There is no @processor decorator in dory.decorators

stateful is the only public decorator-style API in dory.decorators. The @processor decorator lives in dory.simple (below).

The dory.simple function API

For simple processors, skip the class. Import directly — dory.simple is not re-exported at the top level:

from dory.simple import processor, state
Symbol Purpose
state(default=None) -> StateVar module-level state; access via .value (lazy init)
@processor bare or @processor(config_file=..., log_level=...); collects module-level StateVar globals into a processor; if __name__ == "__main__", immediately runs DoryApp().run(...)
run_processor(func, *, config_file=None, log_level=None) run a function-based processor explicitly
ContextWrapper wraps ExecutionContext, adds run_loop(...)
from dory.simple import processor, state

counter = state(0)

@processor
async def main(ctx):
    async for i in ctx.run_loop(interval=1.0):
        counter.value += 1

ContextWrapper uses properties, not methods

Inside a @processor function, ctx is a ContextWrapper. Its shutdown_requested and migration_imminent are boolean properties — note this differs from the method form (is_shutdown_requested()) on the raw ExecutionContext. The @processor decorator must be at module top level.
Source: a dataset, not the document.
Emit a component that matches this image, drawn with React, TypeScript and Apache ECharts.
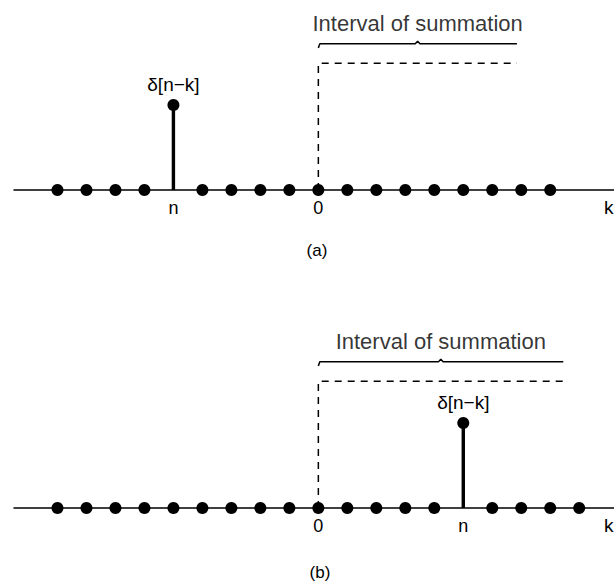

Signals, shutdown, and state save

DoryApp installs signal handlers:

Signal / trigger Effect
SIGTERM / SIGINT request_shutdown()mark_not_ready() → sleep 0.5s → shutdown() (timeout config.shutdown_timeout_sec or 30) → close publisher → get_state() + state_manager.save_state(processor_id, state)
GET /prestop (PreStop hook) request_shutdown() + mark_not_ready() + immediate state save
SIGUSR1 snapshot save

This sequence is what preserves in-memory stateful data across migrations and restarts. See State Management for how the saved state is keyed, serialized, and restored.